Christian Vazquez' bat only really showed up for the first time in a four-hit performance Thursday night against the Rays, but it's not hard to draw a direct line between him and Jose Iglesias. Both defensive monsters with questionable skills at the plate, capable of contributing value in ways that usually don't show up all that well in a box score except by their absence.
And then there's Rusney Castillo, the $72 million man who, while off to a slowish start, can still be expected to do big things come 2015 once he's got a full spring training between him and a 2-year layoff.
The best thing that can be said for the 2012 Red Sox is that the left behind a more-or-less blank canvas for the masterpiece that was 2013. We knew there were a few good prospects on the way, yes, but by-and-large the expectation was that the next great Red Sox team was a few years down the line. A lot of gambles--low-risk, well-considered gambles, but gambles all the same--had to go very right for the 2013 team to do what they did.

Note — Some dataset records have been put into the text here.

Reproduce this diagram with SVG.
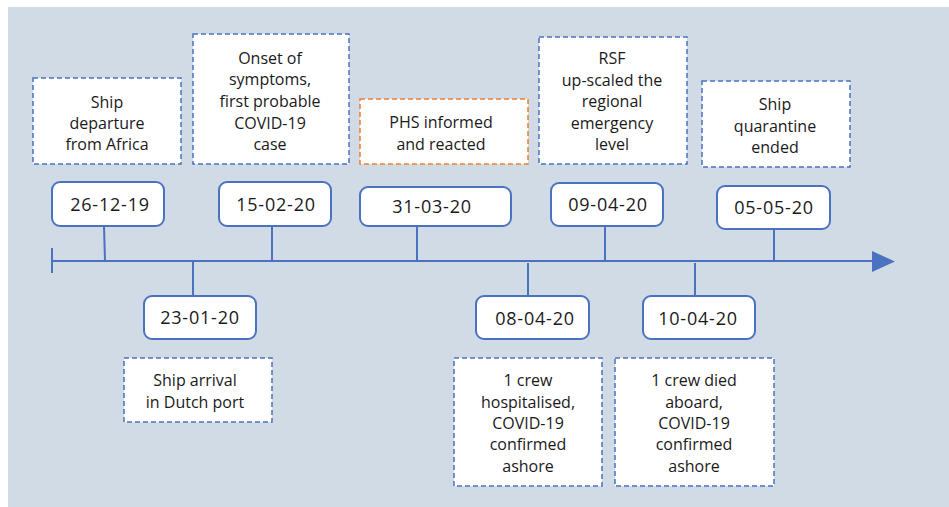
<svg xmlns="http://www.w3.org/2000/svg" width="949" height="507" viewBox="0 0 949 507">
<defs>
<style>
.bg{fill:#D0DBE5}
.ev{fill:#fff;stroke:#4A72C0;stroke-width:1.5;stroke-dasharray:5,3}
.ev.or{stroke:#ED7D31}
.dt{fill:#fff;stroke:#4A72C0;stroke-width:2}
.ln{stroke:#4A72C0;stroke-width:2;fill:none}
text{font-family:"Open Sans","Liberation Sans",sans-serif;font-size:16px;fill:#1a1a1a;text-anchor:middle}
.d{font-size:18px;letter-spacing:0.8px}
</style>
</defs>
<rect x="0" y="0" width="949" height="507" fill="#fff"/>
<rect class="bg" x="8" y="7" width="941" height="500"/>
<g id="connectors">
<line class="ln" x1="52" y1="261" x2="874" y2="261"/>
<line class="ln" x1="52" y1="248" x2="52" y2="273"/>
<polygon points="872,251 895,261.5 872,272" fill="#4A72C0"/>
<line class="ln" x1="104" y1="226" x2="105" y2="261"/>
<line class="ln" x1="272" y1="226" x2="272" y2="261"/>
<line class="ln" x1="417" y1="226" x2="417" y2="261"/>
<line class="ln" x1="605" y1="226" x2="605" y2="261"/>
<line class="ln" x1="774" y1="229" x2="774" y2="261"/>
<line class="ln" x1="193" y1="261" x2="193" y2="296"/>
<line class="ln" x1="528" y1="263" x2="528" y2="296"/>
<line class="ln" x1="695" y1="263" x2="695" y2="296"/>
</g>
<g id="e1">
<rect class="ev" x="33" y="78" width="148" height="86"/>
<text x="107" y="108">Ship</text>
<text x="107" y="129">departure</text>
<text x="107" y="150">from Africa</text>
</g>
<g id="d1">
<rect class="dt" x="52" y="182" width="112" height="44" rx="8"/>
<text class="d" x="110" y="211">26-12-19</text>
</g>
<g id="e2">
<rect class="ev" x="193" y="34" width="156" height="130"/>
<text x="270" y="64">Onset of</text>
<text x="270" y="85">symptoms,</text>
<text x="270" y="107">first probable</text>
<text x="270" y="129">COVID-19</text>
<text x="270" y="150">case</text>
</g>
<g id="d2">
<rect class="dt" x="219" y="182" width="112" height="44" rx="8"/>
<text class="d" x="276" y="211">15-02-20</text>
</g>
<g id="e3">
<rect class="ev or" x="360" y="99" width="168" height="65"/>
<text x="441" y="128">PHS informed</text>
<text x="441" y="150">and reacted</text>
</g>
<g id="d3">
<rect class="dt" x="360" y="187" width="151" height="39" rx="8"/>
<text class="d" x="432" y="213">31-03-20</text>
</g>
<g id="e4">
<rect class="ev" x="539" y="37" width="148" height="127"/>
<text x="612" y="64">RSF</text>
<text x="612" y="86">up-scaled the</text>
<text x="612" y="107">regional</text>
<text x="612" y="129">emergency</text>
<text x="612" y="150">level</text>
</g>
<g id="d4">
<rect class="dt" x="551" y="183" width="112" height="43" rx="8"/>
<text class="d" x="608" y="211">09-04-20</text>
</g>
<g id="e5">
<rect class="ev" x="702" y="81" width="148" height="86"/>
<text x="775" y="110">Ship</text>
<text x="775" y="132">quarantine</text>
<text x="775" y="153">ended</text>
</g>
<g id="d5">
<rect class="dt" x="717" y="186" width="113" height="43" rx="8"/>
<text class="d" x="774" y="214">05-05-20</text>
</g>
<g id="d6">
<rect class="dt" x="144" y="296" width="112" height="43" rx="8"/>
<text class="d" x="200" y="324">23-01-20</text>
</g>
<g id="e6">
<rect class="ev" x="124" y="358" width="148" height="64"/>
<text x="195" y="386">Ship arrival</text>
<text x="195" y="408">in Dutch port</text>
</g>
<g id="d7">
<rect class="dt" x="476" y="296" width="113" height="43" rx="8"/>
<text class="d" x="535" y="325">08-04-20</text>
</g>
<g id="e7">
<rect class="ev" x="454" y="358" width="148" height="128"/>
<text x="528" y="386">1 crew</text>
<text x="528" y="408">hospitalised,</text>
<text x="528" y="429">COVID-19</text>
<text x="528" y="450">confirmed</text>
<text x="528" y="472">ashore</text>
</g>
<g id="d8">
<rect class="dt" x="643" y="296" width="112" height="43" rx="8"/>
<text class="d" x="698" y="325">10-04-20</text>
</g>
<g id="e8">
<rect class="ev" x="615" y="358" width="159" height="128"/>
<text x="694" y="386">1 crew died</text>
<text x="694" y="408">aboard,</text>
<text x="694" y="429">COVID-19</text>
<text x="694" y="450">confirmed</text>
<text x="694" y="472">ashore</text>
</g>
</svg>
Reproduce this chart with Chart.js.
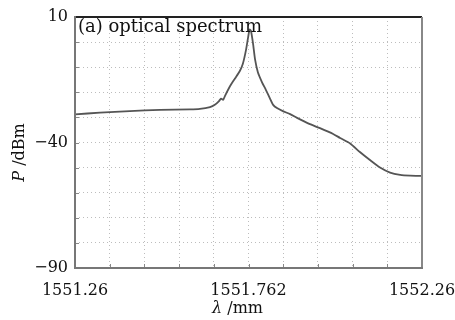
<!DOCTYPE html>
<html>
<head>
<meta charset="utf-8">
<script src="https://cdn.jsdelivr.net/npm/chart.js@4.4.1/dist/chart.umd.min.js"></script>
<style>
html,body{margin:0;padding:0;background:#fff;}
#wrap{width:455px;height:320px;position:relative;}
</style>
</head>
<body>
<div id="wrap"><canvas id="c" width="455" height="320"></canvas></div>
<script>
// wavelength (nm) and optical power (dBm)
const wavelengths = [1551.260,1551.332,1551.418,1551.505,1551.591,1551.620,1551.649,1551.663,1551.675,1551.681,1551.687,1551.692,1551.707,1551.721,1551.735,1551.744,1551.753,1551.759,1551.763,1551.767,1551.773,1551.779,1551.787,1551.799,1551.810,1551.822,1551.831,1551.842,1551.859,1551.880,1551.900,1551.937,1551.966,1552.004,1552.024,1552.053,1552.081,1552.110,1552.139,1552.168,1552.197,1552.226,1552.260];
const powers = [-28.8,-28.1,-27.5,-27.0,-26.8,-26.6,-25.9,-25.0,-23.5,-22.5,-23.0,-21.5,-17.5,-14.5,-11.5,-8.5,-3.0,2.0,5.0,4.5,-0.5,-7.0,-12.0,-16.0,-19.0,-22.5,-25.0,-26.3,-27.5,-28.7,-30.2,-32.7,-34.3,-36.6,-38.2,-40.4,-43.8,-47.0,-50.0,-52.0,-52.9,-53.2,-53.3];
const xGridValues = [1551.26,1551.36,1551.46,1551.56,1551.66,1551.76,1551.86,1551.96,1552.06,1552.16,1552.26];
const xTickLabels = {0:'1551.26',5:'1551.762',10:'1552.26'};
const yTickLabels = {'10':'10','-40':'\u221240','-90':'\u221290'};
const titleText = '(a) optical spectrum';
const xTitle = [['\u03bb','italic'],[' /mm','normal']];
const yTitle = [['P','italic'],[' /dBm','normal']];

const serif = "'DejaVu Serif', 'Liberation Serif', serif";

function drawMixed(ctx, parts, size){
  let total=0;
  parts.forEach(p=>{ ctx.font=p[1]+' '+size+'px '+serif; total+=ctx.measureText(p[0]).width; });
  let x=-total/2;
  parts.forEach(p=>{ ctx.font=p[1]+' '+size+'px '+serif; ctx.fillText(p[0],x,0); x+=ctx.measureText(p[0]).width; });
}

const framePlugin = {
  id:'frame',
  afterDraw(chart){
    const {ctx, chartArea:a, scales} = chart;
    ctx.save();
    // inward ticks
    ctx.strokeStyle='#888'; ctx.lineWidth=1;
    scales.x.ticks.forEach(t=>{
      const px=Math.round(scales.x.getPixelForValue(t.value))+0.5;
      ctx.beginPath(); ctx.moveTo(px,a.bottom); ctx.lineTo(px,a.bottom-4); ctx.stroke();
    });
    scales.y.ticks.forEach(t=>{
      const py=Math.round(scales.y.getPixelForValue(t.value))+0.5;
      ctx.beginPath(); ctx.moveTo(a.left,py); ctx.lineTo(a.left+4,py); ctx.stroke();
    });
    // box
    ctx.lineWidth=2;
    ctx.strokeStyle='#222';
    ctx.beginPath(); ctx.moveTo(a.left,a.top); ctx.lineTo(a.right,a.top); ctx.stroke();
    ctx.strokeStyle='#888';
    ctx.beginPath(); ctx.moveTo(a.right,a.top); ctx.lineTo(a.right,a.bottom); ctx.stroke();
    ctx.strokeStyle='#777';
    ctx.beginPath(); ctx.moveTo(a.left,a.top-1); ctx.lineTo(a.left,a.bottom); ctx.lineTo(a.right+1,a.bottom); ctx.stroke();
    // inner title
    ctx.fillStyle='#111';
    ctx.font='18px '+serif;
    ctx.textBaseline='top';
    ctx.textAlign='left';
    ctx.fillText(titleText, a.left+3, a.top+1);
    // axis titles
    ctx.textBaseline='middle';
    ctx.save();
    ctx.translate((a.left+a.right)/2-11, 309);
    drawMixed(ctx, xTitle, 16);
    ctx.restore();
    ctx.save();
    ctx.translate(20, (a.top+a.bottom)/2+10);
    ctx.rotate(-Math.PI/2);
    drawMixed(ctx, yTitle, 16);
    ctx.restore();
    ctx.restore();
  }
};

new Chart(document.getElementById('c'), {
  type:'scatter',
  data:{datasets:[{
    data: wavelengths.map((w,i)=>({x:w,y:powers[i]})),
    showLine:true,
    borderColor:'#555',
    borderWidth:1.8,
    pointRadius:0,
    tension:0.2,
    fill:false
  }]},
  options:{
    responsive:false,
    animation:false,
    devicePixelRatio:1,
    layout:{padding:{top:17,right:0,left:0,bottom:0}},
    plugins:{legend:{display:false},tooltip:{enabled:false}},
    scales:{
      x:{
        type:'linear',
        min:1551.26,max:1552.26,
        afterBuildTicks(s){ s.ticks = xGridValues.map(v=>({value:v})); },
        afterFit(s){ s.height = 52; s.paddingRight = 33; s.paddingLeft = 0; },
        grid:{color:'#bdbdbd',lineWidth:1,drawTicks:false,tickLength:0},
        border:{display:false, dash:[1,3]},
        ticks:{
          autoSkip:false,maxRotation:0,padding:13,
          color:'#111',font:{family:serif,size:16},
          callback(v,i){ return xTickLabels[i] || ''; }
        },
        title:{display:false}
      },
      y:{
        type:'linear',
        min:-90,max:10,
        ticks:{
          stepSize:10,padding:7,color:'#111',font:{family:serif,size:16},
          callback(v){ return yTickLabels[String(Math.round(v))] || ''; }
        },
        afterFit(s){ s.width = 75; s.paddingTop = 0; s.paddingBottom = 0; },
        grid:{color:'#bdbdbd',lineWidth:1,drawTicks:false,tickLength:0},
        border:{display:false, dash:[1,3]},
        title:{display:false}
      }
    }
  },
  plugins:[framePlugin]
});
</script>
</body>
</html>
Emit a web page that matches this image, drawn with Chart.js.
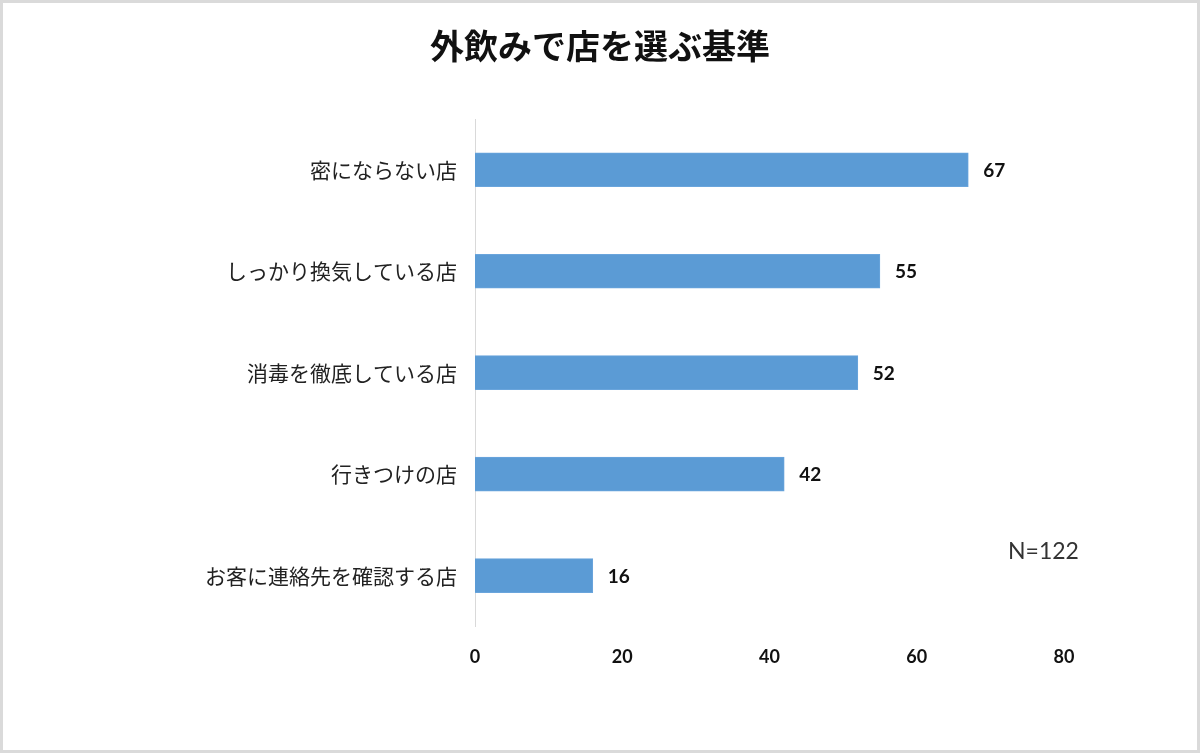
<!DOCTYPE html>
<html>
<head>
<meta charset="utf-8">
<script src="https://cdn.jsdelivr.net/npm/chart.js@4/dist/chart.umd.min.js"></script>
<style>
  html, body { margin: 0; padding: 0; background: #fff; }
  #wrap {
    width: 1200px; height: 753px;
    box-sizing: border-box;
    border: 3px solid #dadada;
    position: relative;
  }
  #chart { display: block; }
</style>
</head>
<body>
<div id="wrap"><canvas id="chart" width="1194" height="747"></canvas></div>
<script>
// Data
const titleText  = "外飲みで店を選ぶ基準";
const categories = ["密にならない店", "しっかり換気している店", "消毒を徹底している店", "行きつけの店", "お客に連絡先を確認する店"];
const values     = [67, 55, 52, 42, 16];
const xTicks     = [0, 20, 40, 60, 80];
const noteText   = "N=122";

const barColor = "#5b9bd5";

// title centred on the whole canvas (the built-in one centres on the padded box)
const pageTitle = {
  id: "pageTitle",
  afterDraw(chart) {
    const ctx = chart.ctx;
    ctx.save();
    ctx.font = "bold 34px 'Noto Sans CJK JP'";
    ctx.fillStyle = "#111";
    ctx.textAlign = "center";
    ctx.textBaseline = "middle";
    ctx.fillText(titleText, chart.width / 2, 43);
    ctx.restore();
  }
};

// value labels next to each bar + the N= note
const valueLabels = {
  id: "valueLabels",
  afterDatasetsDraw(chart) {
    const ctx = chart.ctx;
    const meta = chart.getDatasetMeta(0);
    ctx.save();
    ctx.font = "bold 19px Lato";
    ctx.fillStyle = "#111";
    ctx.textAlign = "left";
    ctx.textBaseline = "middle";
    meta.data.forEach(function(bar, i) {
      ctx.fillText(values[i], bar.x + 15, bar.y + 1);
    });

    // sample size note
    ctx.font = "23px Lato";
    ctx.fillStyle = "#333";
    ctx.textAlign = "left";
    ctx.fillText(noteText, chart.chartArea.right - 56, 549);
    ctx.restore();
  }
};

const ctx = document.getElementById("chart").getContext("2d");

new Chart(ctx, {
  type: "bar",
  data: {
    labels: categories,
    datasets: [{
      data: values,
      backgroundColor: barColor,
      borderColor: "#6aa5dc",
      borderWidth: 1,
      barThickness: 34
    }]
  },
  plugins: [valueLabels, pageTitle],
  options: {
    indexAxis: "y",
    responsive: false,
    animation: false,
    layout: { padding: { left: 0, right: 133, top: 116, bottom: 62 } },
    plugins: {
      legend: { display: false },
      tooltip: { enabled: false },
      title: { display: false }
    },
    scales: {
      x: {
        min: 0,
        max: 80,
        afterBuildTicks: function(scale) {
          scale.ticks = xTicks.map(function(v) { return { value: v }; });
        },
        grid: { display: false, drawTicks: false },
        border: { display: false },
        ticks: {
          padding: 20,
          color: "#111",
          font: { family: "Lato", size: 18, weight: "bold" }
        }
      },
      y: {
        afterFit: function(scale) { scale.width = 472; },
        grid: { display: false, drawTicks: false },
        border: { display: true, color: "#d9d9d9", width: 1 },
        ticks: {
          padding: 18,
          color: "#222",
          font: { family: "'Noto Sans CJK JP'", size: 21 }
        }
      }
    }
  }
});
</script>
</body>
</html>
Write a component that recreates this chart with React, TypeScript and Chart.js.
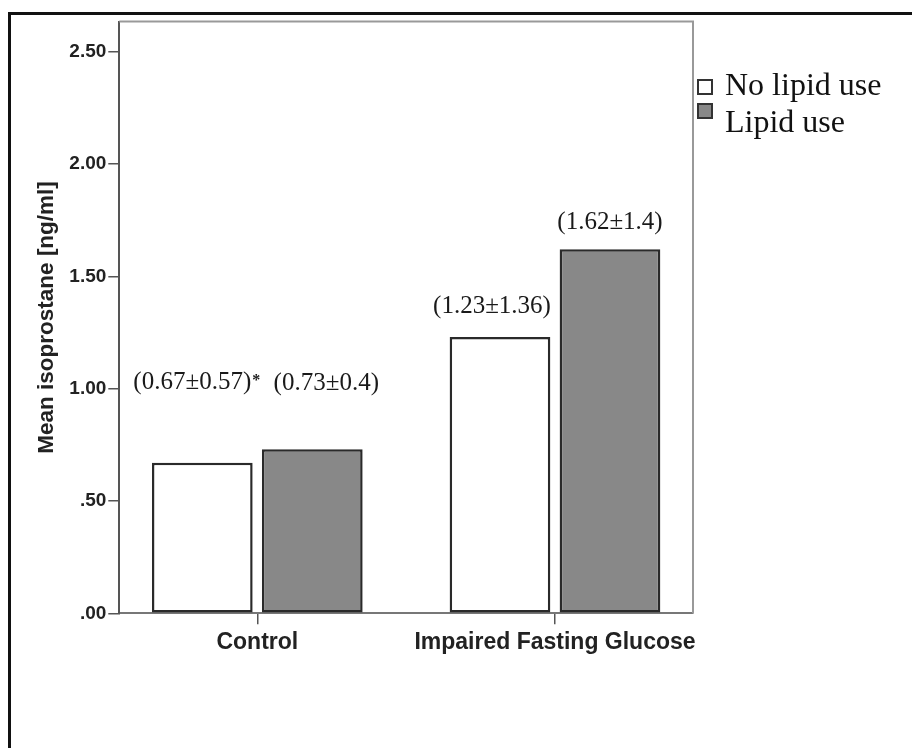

Just because the Red Sox did manage to win the 2013 World Series, though, doesn't mean that time table isn't still in place. For all that the 2014 will likely see the team lose 90 games once more, for all the pain of seeing some of the best parts of the 2013 team fade or be sent elsewhere, 2014 has had its fair share of positives as well. They're what leave this team feeling less like a blank canvas in need of a ground-up rebuild, and more like a team that's on the verge of returning to greatness.
There's certainly work to be done in the offseason. Third base and the starting rotation in particular need to be figured out. But if this season has been a lost cause for months now, that doesn't mean it can't bear fruits. We just won't see them until 2015 and beyond.